Perhaps with the Blade, it is as simple as the concept that any sound other than the echo of their own humble opinion is one that should be silenced.

Roman said...

It is too bad that the Toledo Blade, one of the nations newspapers, is so predictable. Something in the editorial that stood out to me was almost a disclaimer: "anyone can start a newspaper", but a federal license is needed to have a radio station, after this was stated, the writer claims that "talk radio" does not serve the public, and should be "regulated" (censored) by the government. One of the biggest reasons that talk shows do so well is they fill a huge void. Anyone with more than a functioning brain stem knows the bias that the dinosaur media puts out as news.
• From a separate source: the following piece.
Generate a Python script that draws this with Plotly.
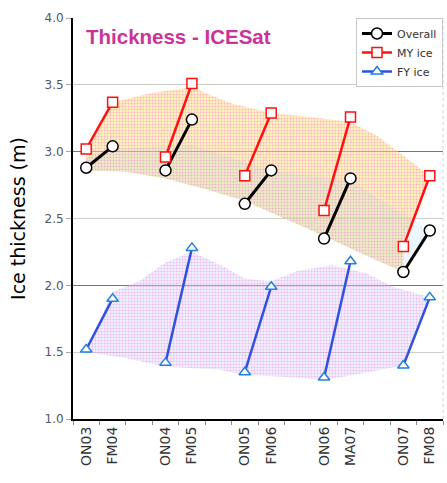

As Rush Limbaugh states from time to time: "I am balance".

Jay Ott said...

Maggie,

Would I be negative if I pointed out that you are being too positive about the Blade's series of "articles" about the "Fairness Doctrine" for the past three Sundays?

What I mean is that: last week you wrote, "Blade pushes fairness doctrine". Two weeks ago your headline about the Blade article was "evil conservative talk radio", but today it's "now comes the editorial on Fairness Doctrine."

It seems to me that the Blade's entire series has been one long, continous editorial. Just because two of them were on the front page doesn't mean they were not editorials. Nor does it mean that just because today's installment was included in the editorial section, that the series hasn't been an editorial for the past three weeks which can be easily demonstrated.

Maggie Thurber said...

Jay, but of course you are correct...

However, considering that we all know this, sometimes stating the obvious is overkill...

:)

Tim Higgins said...

Maggie,

I'm with Jay on this one. Distinguishing between news and opinion in The Blade is becoming far too difficult for the likes of me.

Jay Ott said...

Maggie,

LMAO! ;-p

I apologize for the "overkill" in restating the obvious. I've learned not to take anything for granted or leave anything to chance.

These days, in our post-modern and relativistic society, where "truth" is no longer seen as discoverable or based on one's preference (respectively)people believe all sorts of things, regardless of facts and evidence.

Our mayor, aka the big "P", even goes so far as to think that "facts take sides"--much to my chagrin.

I always thought, perhaps wrongly that they were out there to be discovered, not subjectively meditated upon while using a $9,999.99 shower stall.